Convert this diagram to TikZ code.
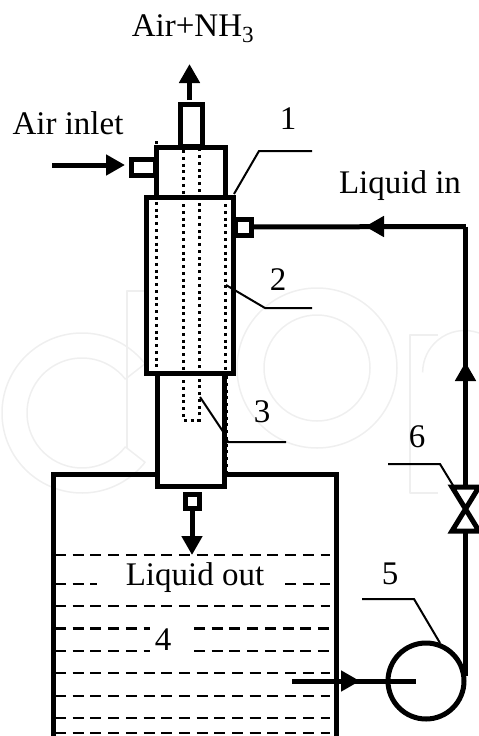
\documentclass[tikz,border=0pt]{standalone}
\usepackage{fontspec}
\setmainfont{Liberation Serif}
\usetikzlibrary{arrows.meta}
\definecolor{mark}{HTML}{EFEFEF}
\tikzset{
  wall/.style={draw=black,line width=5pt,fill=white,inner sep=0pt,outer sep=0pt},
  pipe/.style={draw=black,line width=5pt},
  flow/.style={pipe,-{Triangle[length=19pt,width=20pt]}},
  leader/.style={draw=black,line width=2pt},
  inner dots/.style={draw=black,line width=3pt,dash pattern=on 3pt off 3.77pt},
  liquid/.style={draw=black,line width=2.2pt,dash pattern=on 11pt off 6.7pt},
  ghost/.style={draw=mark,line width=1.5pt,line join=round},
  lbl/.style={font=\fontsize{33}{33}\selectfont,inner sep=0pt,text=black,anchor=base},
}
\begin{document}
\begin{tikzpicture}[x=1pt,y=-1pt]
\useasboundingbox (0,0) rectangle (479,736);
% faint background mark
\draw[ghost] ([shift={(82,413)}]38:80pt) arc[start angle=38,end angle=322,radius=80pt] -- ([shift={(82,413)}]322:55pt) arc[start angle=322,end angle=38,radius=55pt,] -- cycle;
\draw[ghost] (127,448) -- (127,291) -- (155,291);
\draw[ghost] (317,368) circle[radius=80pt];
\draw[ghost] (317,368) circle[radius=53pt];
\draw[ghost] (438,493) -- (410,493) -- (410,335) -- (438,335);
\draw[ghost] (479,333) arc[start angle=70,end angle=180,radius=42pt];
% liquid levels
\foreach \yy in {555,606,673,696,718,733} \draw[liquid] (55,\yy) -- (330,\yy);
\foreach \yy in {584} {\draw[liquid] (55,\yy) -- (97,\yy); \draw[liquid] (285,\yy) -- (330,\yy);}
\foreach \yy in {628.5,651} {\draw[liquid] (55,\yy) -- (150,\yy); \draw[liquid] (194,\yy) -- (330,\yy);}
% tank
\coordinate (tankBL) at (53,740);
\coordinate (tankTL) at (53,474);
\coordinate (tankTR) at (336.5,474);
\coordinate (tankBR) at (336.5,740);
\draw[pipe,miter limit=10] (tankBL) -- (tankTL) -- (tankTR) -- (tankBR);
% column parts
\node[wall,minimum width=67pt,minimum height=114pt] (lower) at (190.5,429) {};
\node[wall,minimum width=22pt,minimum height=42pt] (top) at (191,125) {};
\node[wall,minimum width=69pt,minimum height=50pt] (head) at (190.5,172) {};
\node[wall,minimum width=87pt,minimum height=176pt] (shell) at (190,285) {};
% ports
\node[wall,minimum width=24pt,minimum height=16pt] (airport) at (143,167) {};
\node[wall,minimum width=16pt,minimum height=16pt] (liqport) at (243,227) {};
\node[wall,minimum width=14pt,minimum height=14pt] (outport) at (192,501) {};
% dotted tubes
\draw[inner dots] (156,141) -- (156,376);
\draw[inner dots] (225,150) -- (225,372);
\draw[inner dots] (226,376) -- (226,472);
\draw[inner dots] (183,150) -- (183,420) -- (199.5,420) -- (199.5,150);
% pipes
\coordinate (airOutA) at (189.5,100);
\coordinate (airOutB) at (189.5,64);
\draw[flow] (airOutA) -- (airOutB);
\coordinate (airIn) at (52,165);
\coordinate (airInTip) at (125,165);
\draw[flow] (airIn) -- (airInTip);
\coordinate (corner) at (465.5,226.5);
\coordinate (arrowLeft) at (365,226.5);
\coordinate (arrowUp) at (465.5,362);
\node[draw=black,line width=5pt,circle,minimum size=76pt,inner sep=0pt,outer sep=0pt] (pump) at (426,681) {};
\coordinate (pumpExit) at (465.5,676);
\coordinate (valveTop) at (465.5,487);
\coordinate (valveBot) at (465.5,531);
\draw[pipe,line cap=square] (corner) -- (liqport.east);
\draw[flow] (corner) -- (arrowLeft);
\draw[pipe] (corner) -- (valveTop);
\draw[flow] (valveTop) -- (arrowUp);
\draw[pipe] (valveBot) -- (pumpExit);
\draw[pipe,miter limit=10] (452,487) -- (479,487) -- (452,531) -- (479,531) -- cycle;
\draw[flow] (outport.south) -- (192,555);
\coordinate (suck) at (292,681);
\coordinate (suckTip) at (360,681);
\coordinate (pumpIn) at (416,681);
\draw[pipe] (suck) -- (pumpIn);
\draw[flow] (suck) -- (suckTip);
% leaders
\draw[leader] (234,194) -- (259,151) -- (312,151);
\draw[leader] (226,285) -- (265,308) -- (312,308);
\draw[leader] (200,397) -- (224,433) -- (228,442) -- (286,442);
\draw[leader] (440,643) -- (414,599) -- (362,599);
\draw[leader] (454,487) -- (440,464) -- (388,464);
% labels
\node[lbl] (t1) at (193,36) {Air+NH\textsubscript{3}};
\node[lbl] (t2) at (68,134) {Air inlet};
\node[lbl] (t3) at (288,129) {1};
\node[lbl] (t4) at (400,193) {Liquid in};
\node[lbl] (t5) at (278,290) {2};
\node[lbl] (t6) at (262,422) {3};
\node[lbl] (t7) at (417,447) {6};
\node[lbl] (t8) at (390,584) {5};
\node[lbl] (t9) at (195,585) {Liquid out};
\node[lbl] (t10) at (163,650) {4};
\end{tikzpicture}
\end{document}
═══
*STATED GOAL*
Every line is to be duplicated exactly, though pictures stay out.

*REPLY*
Convert this diagram to TikZ code.
\documentclass[tikz,border=0pt]{standalone}
\usepackage{fontspec}
\setmainfont{Liberation Serif}
\usetikzlibrary{arrows.meta}
\definecolor{mark}{HTML}{EFEFEF}
\tikzset{
  wall/.style={draw=black,line width=5pt,fill=white,inner sep=0pt,outer sep=0pt},
  pipe/.style={draw=black,line width=5pt},
  flow/.style={pipe,-{Triangle[length=19pt,width=20pt]}},
  leader/.style={draw=black,line width=2pt},
  inner dots/.style={draw=black,line width=3pt,dash pattern=on 3pt off 3.77pt},
  liquid/.style={draw=black,line width=2.2pt,dash pattern=on 11pt off 6.7pt},
  ghost/.style={draw=mark,line width=1.5pt,line join=round},
  lbl/.style={font=\fontsize{33}{33}\selectfont,inner sep=0pt,text=black,anchor=base},
}
\begin{document}
\begin{tikzpicture}[x=1pt,y=-1pt]
\useasboundingbox (0,0) rectangle (479,736);
% faint background mark
\draw[ghost] ([shift={(82,413)}]38:80pt) arc[start angle=38,end angle=322,radius=80pt] -- ([shift={(82,413)}]322:55pt) arc[start angle=322,end angle=38,radius=55pt,] -- cycle;
\draw[ghost] (127,448) -- (127,291) -- (155,291);
\draw[ghost] (317,368) circle[radius=80pt];
\draw[ghost] (317,368) circle[radius=53pt];
\draw[ghost] (438,493) -- (410,493) -- (410,335) -- (438,335);
\draw[ghost] (479,333) arc[start angle=70,end angle=180,radius=42pt];
% liquid levels
\foreach \yy in {555,606,673,696,718,733} \draw[liquid] (55,\yy) -- (330,\yy);
\foreach \yy in {584} {\draw[liquid] (55,\yy) -- (97,\yy); \draw[liquid] (285,\yy) -- (330,\yy);}
\foreach \yy in {628.5,651} {\draw[liquid] (55,\yy) -- (150,\yy); \draw[liquid] (194,\yy) -- (330,\yy);}
% tank
\coordinate (tankBL) at (53,740);
\coordinate (tankTL) at (53,474);
\coordinate (tankTR) at (336.5,474);
\coordinate (tankBR) at (336.5,740);
\draw[pipe,miter limit=10] (tankBL) -- (tankTL) -- (tankTR) -- (tankBR);
% column parts
\node[wall,minimum width=67pt,minimum height=114pt] (lower) at (190.5,429) {};
\node[wall,minimum width=22pt,minimum height=42pt] (top) at (191,125) {};
\node[wall,minimum width=69pt,minimum height=50pt] (head) at (190.5,172) {};
\node[wall,minimum width=87pt,minimum height=176pt] (shell) at (190,285) {};
% ports
\node[wall,minimum width=24pt,minimum height=16pt] (airport) at (143,167) {};
\node[wall,minimum width=16pt,minimum height=16pt] (liqport) at (243,227) {};
\node[wall,minimum width=14pt,minimum height=14pt] (outport) at (192,501) {};
% dotted tubes
\draw[inner dots] (156,141) -- (156,376);
\draw[inner dots] (225,150) -- (225,372);
\draw[inner dots] (226,376) -- (226,472);
\draw[inner dots] (183,150) -- (183,420) -- (199.5,420) -- (199.5,150);
% pipes
\coordinate (airOutA) at (189.5,100);
\coordinate (airOutB) at (189.5,64);
\draw[flow] (airOutA) -- (airOutB);
\coordinate (airIn) at (52,165);
\coordinate (airInTip) at (125,165);
\draw[flow] (airIn) -- (airInTip);
\coordinate (corner) at (465.5,226.5);
\coordinate (arrowLeft) at (365,226.5);
\coordinate (arrowUp) at (465.5,362);
\node[draw=black,line width=5pt,circle,minimum size=76pt,inner sep=0pt,outer sep=0pt] (pump) at (426,681) {};
\coordinate (pumpExit) at (465.5,676);
\coordinate (valveTop) at (465.5,487);
\coordinate (valveBot) at (465.5,531);
\draw[pipe,line cap=square] (corner) -- (liqport.east);
\draw[flow] (corner) -- (arrowLeft);
\draw[pipe] (corner) -- (valveTop);
\draw[flow] (valveTop) -- (arrowUp);
\draw[pipe] (valveBot) -- (pumpExit);
\draw[pipe,miter limit=10] (452,487) -- (479,487) -- (452,531) -- (479,531) -- cycle;
\draw[flow] (outport.south) -- (192,555);
\coordinate (suck) at (292,681);
\coordinate (suckTip) at (360,681);
\coordinate (pumpIn) at (416,681);
\draw[pipe] (suck) -- (pumpIn);
\draw[flow] (suck) -- (suckTip);
% leaders
\draw[leader] (234,194) -- (259,151) -- (312,151);
\draw[leader] (226,285) -- (265,308) -- (312,308);
\draw[leader] (200,397) -- (224,433) -- (228,442) -- (286,442);
\draw[leader] (440,643) -- (414,599) -- (362,599);
\draw[leader] (454,487) -- (440,464) -- (388,464);
% labels
\node[lbl] (t1) at (193,36) {Air+NH\textsubscript{3}};
\node[lbl] (t2) at (68,134) {Air inlet};
\node[lbl] (t3) at (288,129) {1};
\node[lbl] (t4) at (400,193) {Liquid in};
\node[lbl] (t5) at (278,290) {2};
\node[lbl] (t6) at (262,422) {3};
\node[lbl] (t7) at (417,447) {6};
\node[lbl] (t8) at (390,584) {5};
\node[lbl] (t9) at (195,585) {Liquid out};
\node[lbl] (t10) at (163,650) {4};
\end{tikzpicture}
\end{document}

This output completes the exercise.